Thick film circuit manufacturing is a controlled sequence of material preparation, printing, thermal processing, trimming, assembly, and testing. The same schematic can perform very differently if the paste system, substrate, screen, firing profile, or trimming path is changed.

1. Substrate preparation

The process starts with a substrate such as alumina, aluminum nitride, stainless steel, aluminum, or flexible PI depending on the product. Cleaning and surface condition are important because they affect paste wetting, film adhesion, conductor continuity, and dielectric integrity.

2. Screen printing

Conductive, resistive, or dielectric paste is transferred through a patterned screen or stencil. Mesh, emulsion thickness, squeegee pressure, snap-off distance, paste viscosity, and print speed affect line edge definition and fired film thickness.

3. Drying

Drying removes volatile organic carriers before firing. Poor drying can cause blistering, pinholes, cracks, or film distortion during firing.

4. Firing or sintering

Firing burns out organics and develops the final film structure. Temperature profile, peak temperature, belt speed, atmosphere, and cooling rate influence adhesion, sheet resistance, TCR, dielectric strength, and long-term stability.

5. Multilayer printing

Multilayer thick film circuits may repeat conductor and dielectric printing to create crossovers, insulation, or compact interconnects.
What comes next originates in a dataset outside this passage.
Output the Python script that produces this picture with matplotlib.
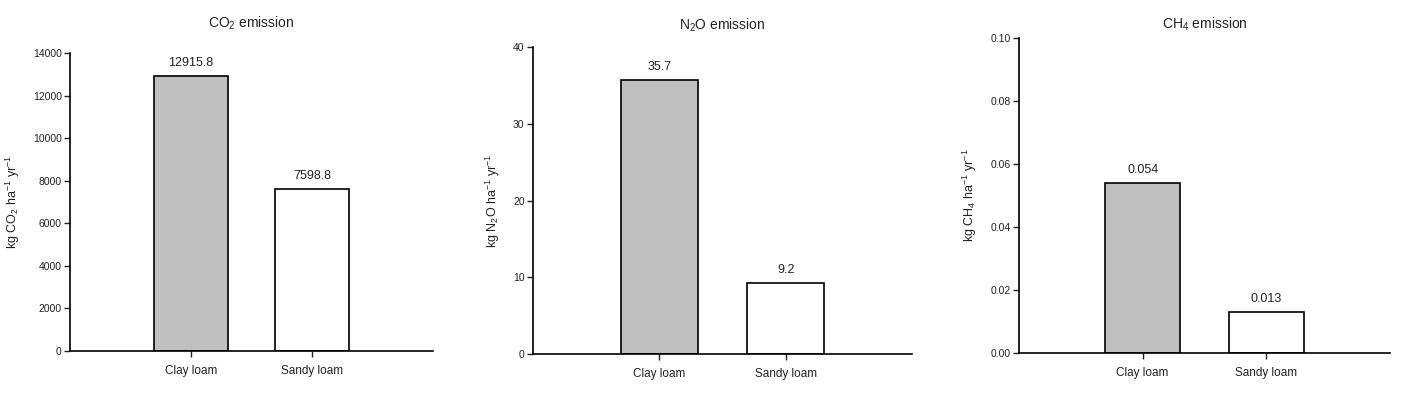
import matplotlib
matplotlib.use("Agg")
import matplotlib.pyplot as plt
from matplotlib.ticker import FormatStrFormatter

plt.rcParams['font.family'] = ['Liberation Sans', 'DejaVu Sans']
plt.rcParams['mathtext.fontset'] = 'custom'
plt.rcParams['mathtext.rm'] = 'Liberation Sans'
plt.rcParams['mathtext.it'] = 'Liberation Sans'
plt.rcParams['mathtext.default'] = 'regular'

soils = ["Clay loam", "Sandy loam"]
co2 = [12915.8, 7598.8]
n2o = [35.7, 9.2]
ch4 = [0.054, 0.013]
co2_labels = ["12915.8", "7598.8"]
n2o_labels = ["35.7", "9.2"]
ch4_labels = ["0.054", "0.013"]

bar_colors = ["#c0c0c0", "white"]

panels = [
  # values, labels, title, ylabel, yticks, fmt, axes rect, ylabel x, title pad
  (co2, co2_labels, "CO$_2$ emission", "kg CO$_2$ ha$^{-1}$ yr$^{-1}$",
   range(0, 14001, 2000), "%d", [0.0499, 0.1203, 0.2585, 0.747], -0.132, 18),
  (n2o, n2o_labels, "N$_2$O emission", "kg N$_2$O ha$^{-1}$ yr$^{-1}$",
   range(0, 41, 10), "%d", [0.3796, 0.1128, 0.270, 0.769], -0.082, 13),
  (ch4, ch4_labels, "CH$_4$ emission", "kg CH$_4$ ha$^{-1}$ yr$^{-1}$",
   [0.0, 0.02, 0.04, 0.06, 0.08, 0.10], "%.2f", [0.7258, 0.1153, 0.2642, 0.789], -0.108, 7),
]

fig = plt.figure(figsize=(14.04, 3.99), dpi=100)

for vals, labs, title, ylab, yt, fmt, rect, ylx, tpad in panels:
  ax = fig.add_axes(rect)
  x = range(len(soils))
  ax.bar(x, vals, width=0.61, color=bar_colors, edgecolor="black", linewidth=1.2)
  for xi, v, t in zip(x, vals, labs):
    ax.annotate(t, (xi, v), xytext=(0, 5), textcoords="offset points",
                ha="center", va="bottom", fontsize=9, color="#222222")
  ax.set_xlim(-1, 2)
  yt = list(yt)
  ax.set_ylim(0, yt[-1])
  ax.set_yticks(yt)
  ax.yaxis.set_major_formatter(FormatStrFormatter(fmt))
  ax.set_xticks(list(x))
  ax.set_xticklabels(soils)
  for s in ("top", "right"):
    ax.spines[s].set_visible(False)
  for s in ("left", "bottom"):
    ax.spines[s].set_linewidth(1.2)
  ax.tick_params(axis="y", labelsize=7.5, length=4, width=1, colors="#222222", pad=2)
  ax.tick_params(axis="x", labelsize=8.5, length=4, width=1, colors="#222222", pad=6)
  ax.set_ylabel(ylab, fontsize=9, color="#222222")
  ax.yaxis.set_label_coords(ylx, 0.5)
  ax.set_title(title, fontsize=10, pad=tpad, color="#222222")

fig.savefig("out.png", dpi=100)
Registration and dielectric reliability become critical.

6. Laser trimming

Printed thick film resistors are commonly trimmed after firing. Passive trimming adjusts resistance value; active trimming adjusts a powered circuit output. Trim path, laser power, pulse rate, and heat affected zone influence drift and stability.

7. Assembly and test

Depending on the product, components may be soldered, bonded, attached, or encapsulated. Inspection includes visual checks, resistance measurement, insulation testing, adhesion checks, thermal tests, and application-specific reliability screening.